Thank you for this excellent piece!
The question Okwui Enwezor raises by asking why focus criticism only on the Guggenheim in Abu Dhabi unknowingly parallels an entreaty made by certain interests in the United Arab Republic (UAE) to not to blame them for bad labor conditions, but to look instead towards those countries who supply the UAE with highly exploitable workers in the first place: Bangladesh, Pakistan, Philippines among others. This is of course not entirely wrong, but it is, to use a popular expression “kicking the can down the road.” Likewise, generalizing a critique of cultural power from one region into a broad-based soul searching about art world hypocrisy is not a bad idea, its just that it should not take place at the expense of what is one of the few successful artist interventions in favor of human rights that we have witnessed for decades. Effectively, those who collectively prop-up the museum’s global brand have demanded a small say in how this cultural legitimately is consumed. And they have insisted on doing this not as some abstract variant of institutional critique, but instead by formulating concrete outcomes that improve working conditions for non-artist laborers. Thus a sustained tactic of targeted resistance by living artists has preceded the hiring of a human rights monitor to oversee the construction of the Guggenheim Museum on Saadiyat Island. Admittedly, this type of campaign is most effective when focused on specific issues close to the core of a given conflict. The Guggenheim Foundation remains headquartered in New York. Unlike the Louvre its anticipated UAE collection will feature the work of contemporary artists. Perhaps a boycott led by French art historians would serve a similar function with regards to the Louvre? But these are not Okwui’s real issues after all. His question lingers. Is a new found (if still mild) militancy among artists and cultural workers the sign of a political spring or the last leaves of a fading autumn? The lines of a different poet with very different politics from those of Elliot come to mind:
/After the wailing had already begun/ along the walls, their ruin certain, the Trojans fidgeted with bits of wood in the three-ply doors, itsy-bitsy/pieces of wood, fussing with them./And began to get their nerve back and feel hopeful./ Bertolt Brecht
If I may be so bold, the questions asked in Okwui's paper will unfailingly fall short of real answers. Whatever questions asked by confirmed artists or confirmed curators of the likes of Okwui, such questions will always already have lost their original apparent purpose to be repurposed as another interesting thought provoking text published in ARTFORUM under one of the headings etc. The reader would read it, think for a while, and ponder how relatively wise the author is, and move down the road.

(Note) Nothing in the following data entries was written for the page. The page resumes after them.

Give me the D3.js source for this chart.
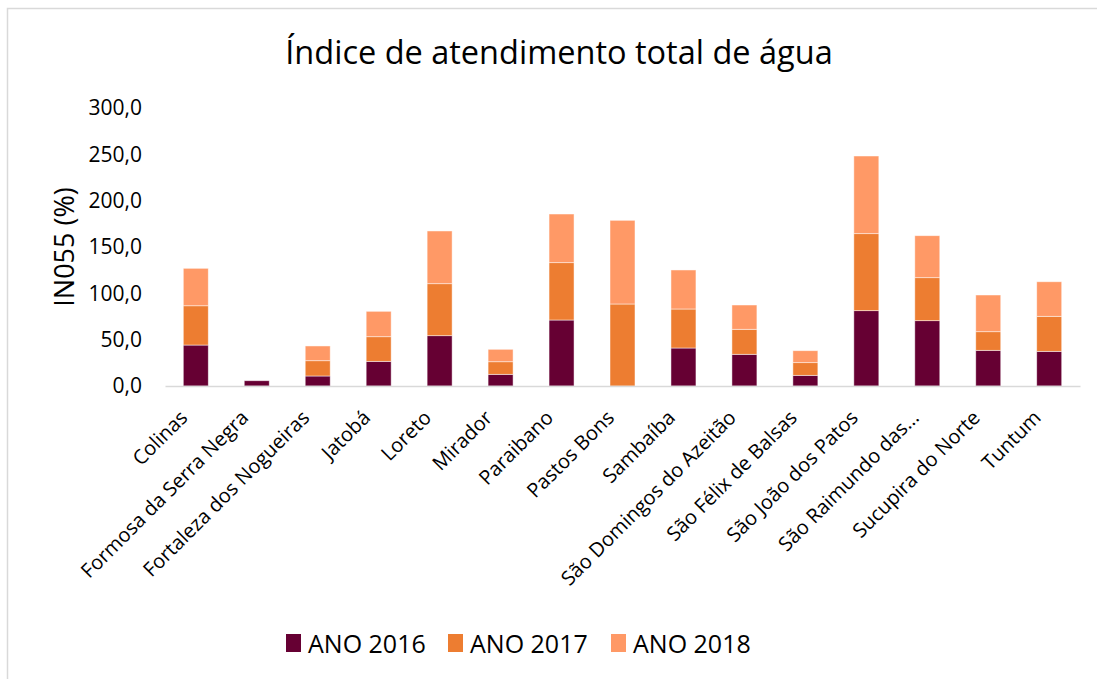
<!DOCTYPE html>
<html>
<head>
<meta charset="utf-8">
<script src="https://cdn.jsdelivr.net/npm/d3@7"></script>
<style>
    body { margin: 0; background: #fff; }
    svg { font-family: "Open Sans", "Noto Sans", sans-serif; }
</style>
</head>
<body>
<svg id="chart"></svg>
<script>
// Municipalities (x categories)
const cities = ["Colinas", "Formosa da Serra Negra", "Fortaleza dos Nogueiras", "Jatobá", "Loreto",
    "Mirador", "Paraibano", "Pastos Bons", "Sambaíba", "São Domingos do Azeitão",
    "São Félix de Balsas", "São João dos Patos", "São Raimundo das...", "Sucupira do Norte", "Tuntum"];

// Series values
const ano2016 = [44.2, 5.7, 10.8, 26.6, 54.3, 12.6, 71.2, 0, 41.0, 34.2, 11.5, 81.3, 70.5, 38.5, 37.4];
const ano2017 = [42.4, 0, 16.5, 26.6, 56.1, 13.6, 61.9, 88.5, 42.1, 27.0, 13.7, 83.1, 46.4, 20.1, 37.8];
const ano2018 = [40.4, 0, 15.9, 27.4, 56.9, 13.4, 52.5, 90.3, 42.1, 26.2, 12.9, 83.8, 45.3, 39.6, 37.3];

const seriesNames = ["ANO 2016", "ANO 2017", "ANO 2018"];
const yTicks = [0, 50, 100, 150, 200, 250, 300];

const width = 1097, height = 679;
const margin = { top: 108, right: 17, bottom: 293, left: 165 };
const innerW = width - margin.left - margin.right;
const innerH = height - margin.top - margin.bottom;

const colors = ["#660033", "#ED7D31", "#FF9966"];

const svg = d3.select("#chart")
    .attr("width", width)
    .attr("height", height);

// outer chart frame (only top/left visible in reference)
svg.append("rect")
    .attr("x", 7.5).attr("y", 8.5)
    .attr("width", width + 20).attr("height", height + 20)
    .attr("fill", "none")
    .attr("stroke", "#d9d9d9")
    .attr("stroke-width", 1.5);

// Title
svg.append("text")
    .attr("x", 559).attr("y", 64)
    .attr("text-anchor", "middle")
    .attr("font-size", 32.5)
    .attr("fill", "#000")
    .text("Índice de atendimento total de água");

const chart = svg.append("g")
    .attr("transform", `translate(${margin.left},${margin.top})`);

// Build table for stack
const table = cities.map((c, i) => ({
    city: c,
    "ANO 2016": ano2016[i],
    "ANO 2017": ano2017[i],
    "ANO 2018": ano2018[i]
}));

const stacked = d3.stack().keys(seriesNames)(table);

const xScale = d3.scaleBand()
    .domain(cities)
    .range([0, innerW])
    .paddingInner(0.59)
    .paddingOuter(0.3);

const yScale = d3.scaleLinear()
    .domain([0, 300])
    .range([innerH, 0]);

// Y axis
const yAxis = d3.axisLeft(yScale)
    .tickValues(yTicks)
    .tickSize(0)
    .tickPadding(23)
    .tickFormat(d => d3.format(".1f")(d).replace(".", ","));

const yAxisG = chart.append("g")
    .attr("class", "axis y-axis")
    .call(yAxis);
yAxisG.select(".domain").remove();
yAxisG.selectAll("text")
    .attr("font-size", 21)
    .attr("fill", "#000")
    .attr("font-family", "Open Sans");

// Bars
chart.selectAll(".series")
    .data(stacked)
    .join("g")
    .attr("class", "series")
    .attr("fill", (d, i) => colors[i])
    .selectAll("rect")
    .data(d => d)
    .join("rect")
    .attr("x", d => xScale(d.data.city))
    .attr("y", d => yScale(d[1]))
    .attr("width", xScale.bandwidth())
    .attr("height", d => Math.max(0, yScale(d[0]) - yScale(d[1])))
    .attr("stroke", d => (d[1] - d[0]) > 0 ? "rgba(255,255,255,0.6)" : "none")
    .attr("stroke-width", 0.8);

// X axis
const xAxis = d3.axisBottom(xScale).tickSize(0).tickPadding(0);
const xAxisG = chart.append("g")
    .attr("class", "axis x-axis")
    .attr("transform", `translate(0,${innerH})`)
    .call(xAxis);
xAxisG.select(".domain")
    .attr("stroke", "#d9d9d9")
    .attr("stroke-width", 1.5);
xAxisG.selectAll("text")
    .attr("font-size", 20)
    .attr("fill", "#000")
    .attr("font-family", "Open Sans")
    .attr("text-anchor", "end")
    .attr("dy", "0.35em")
    .attr("transform", "translate(-12,28) rotate(-45)");

// Y axis title
svg.append("text")
    .attr("transform", "translate(74,247) rotate(-90)")
    .attr("text-anchor", "middle")
    .attr("font-size", 27)
    .attr("fill", "#000")
    .text("IN055 (%)");

// Legend
const legendX = [286, 448, 611];
const legend = svg.append("g").attr("class", "legend");
seriesNames.forEach((name, i) => {
    legend.append("rect")
        .attr("x", legendX[i]).attr("y", 634)
        .attr("width", 15).attr("height", 18)
        .attr("fill", colors[i]);
    legend.append("text")
        .attr("x", legendX[i] + 22).attr("y", 653)
        .attr("font-size", 25)
        .attr("fill", "#000")
        .text(name);
});
</script>
</body>
</html>
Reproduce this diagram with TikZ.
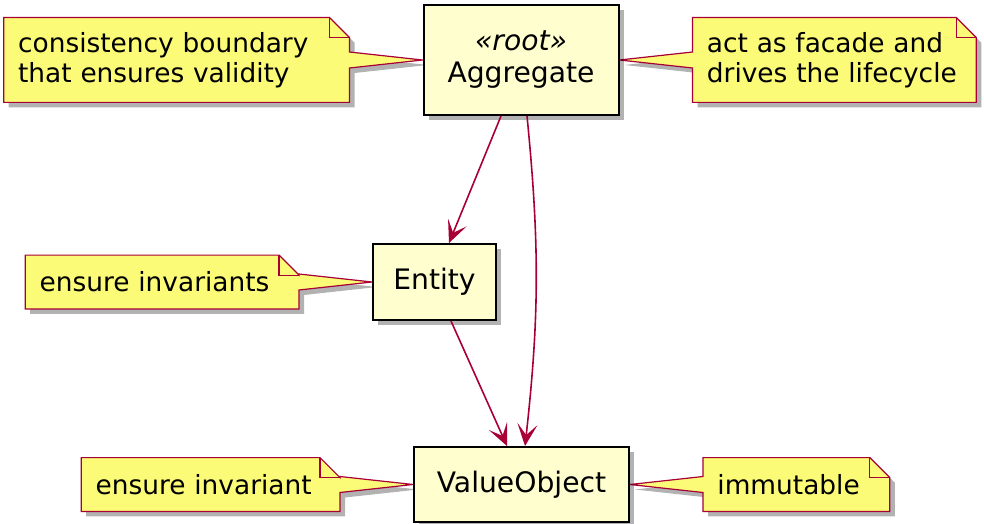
\documentclass[tikz,border=0pt]{standalone}
\usepackage{fontspec}
\setmainfont{DejaVu Sans}
\usetikzlibrary{arrows.meta, shapes, positioning, backgrounds, shadows, calc}
\definecolor{classfill}{HTML}{FEFECE}
\definecolor{notefill}{HTML}{FBFB77}
\definecolor{umlred}{HTML}{A80036}

\begin{document}
\begin{tikzpicture}[x=0.5pt, y=-0.5pt, node distance=36.5pt,
classnode/.style={rectangle, draw=black, fill=classfill, line width=1pt, align=center, inner sep=0pt, font=\fontsize{14.1}{16}\selectfont, drop shadow={shadow xshift=2.5pt, shadow yshift=-2.5pt, opacity=0.3, fill=black}},
notenode/.style={rectangle, inner xsep=7pt, inner ysep=0pt, align=left, font=\fontsize{13.2}{15}\selectfont},
notebody/.style={draw=umlred, fill=notefill, line width=0.6pt, drop shadow={shadow xshift=2.5pt, shadow yshift=-2.5pt, opacity=0.3, fill=black}},
notefold/.style={draw=umlred, line width=0.6pt},
link/.style={draw=umlred, line width=0.8pt, -{Stealth[length=11pt, width=10pt, inset=5.5pt]}},
]
\useasboundingbox (0,0) rectangle (984,524);
%Nodes
\node[classnode, minimum width=97.5pt, minimum height=55pt]   (aggregate)   at (521,60)      {\textit{«root»}\\Aggregate};
\node[classnode, minimum width=61.5pt, minimum height=38pt]   (entity)      at (434.5,282)   {Entity};
\node[classnode, minimum width=107.5pt, minimum height=37.5pt] (valueobject) at (521.5,484.5) {ValueObject};

\node[notenode, text width=158.5pt, minimum height=42pt]   (consistency) [left=of aggregate]    {consistency boundary\\that ensures validity};
\node[notenode, text width=127.5pt, minimum height=42pt]   (facade)      [right=of aggregate]   {act as facade and\\drives the lifecycle};
\node[notenode, text width=122.5pt, minimum height=26.5pt] (invariants)  [left=of entity]       {ensure invariants};
\node[notenode, text width=115pt, minimum height=26.5pt]   (invariant)   [left=of valueobject]  {ensure invariant};
\node[notenode, text width=79pt, minimum height=26.5pt]    (immutable)   [right=of valueobject] {immutable};

%Notes
\begin{scope}[on background layer]
\foreach \nd/\tg in {consistency/aggregate.west, invariants/entity.west, invariant/valueobject.west}
  \draw[notebody] (\nd.north west) -- ([xshift=-10pt]\nd.north east) -- ([yshift=-10pt]\nd.north east)
    -- ($(\nd.east |- \tg)+(0,4pt)$) -- (\tg) -- ($(\nd.east |- \tg)+(0,-4pt)$)
    -- (\nd.south east) -- (\nd.south west) -- cycle;
\foreach \nd/\tg in {facade/aggregate.east, immutable/valueobject.east}
  \draw[notebody] (\nd.north west) -- ([xshift=-10pt]\nd.north east) -- ([yshift=-10pt]\nd.north east)
    -- (\nd.south east) -- (\nd.south west)
    -- ($(\nd.west |- \tg)+(0,-4pt)$) -- (\tg) -- ($(\nd.west |- \tg)+(0,4pt)$) -- cycle;
\foreach \nd in {consistency, facade, invariants, invariant, immutable}
  \draw[notefold] ([xshift=-10pt]\nd.north east) |- ([yshift=-10pt]\nd.north east);
\end{scope}

%Lines
\draw[link] ([xshift=-10pt]aggregate.south) -- ([xshift=7.25pt]entity.north);
\draw[link] ([xshift=3pt]aggregate.south) to[bend left=6] ([xshift=1.75pt]valueobject.north);
\draw[link] ([xshift=8.25pt]entity.south) -- ([xshift=-7.25pt]valueobject.north);

\end{tikzpicture}
\end{document}
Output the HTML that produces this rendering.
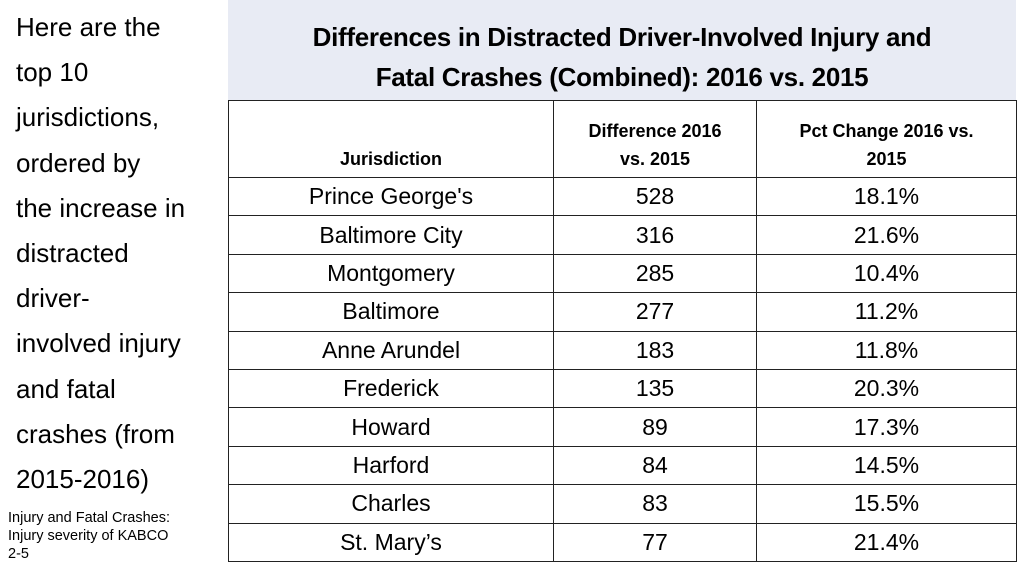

As with what is happening in the street, the real questions should frankly be asked by non-branded names with no real track record. Only then would they be taken at face value. There is an endeavor of the sorts that sprung up in the Lebanese artscene recently self-institutionalizing art scene which might be of interest. This specific art scene still holds opporutinities for outside intervention althewhile being connected to the regional and international arts communities.
It goes without saying that outside intervention should be ultimately met by a reaction from within, such a reaction would be tantamount to the level authentic critical discourse. A great part of this is hypothetical of course, suffice to say that Okwui was contacted about such an endeavor with no real response in fact.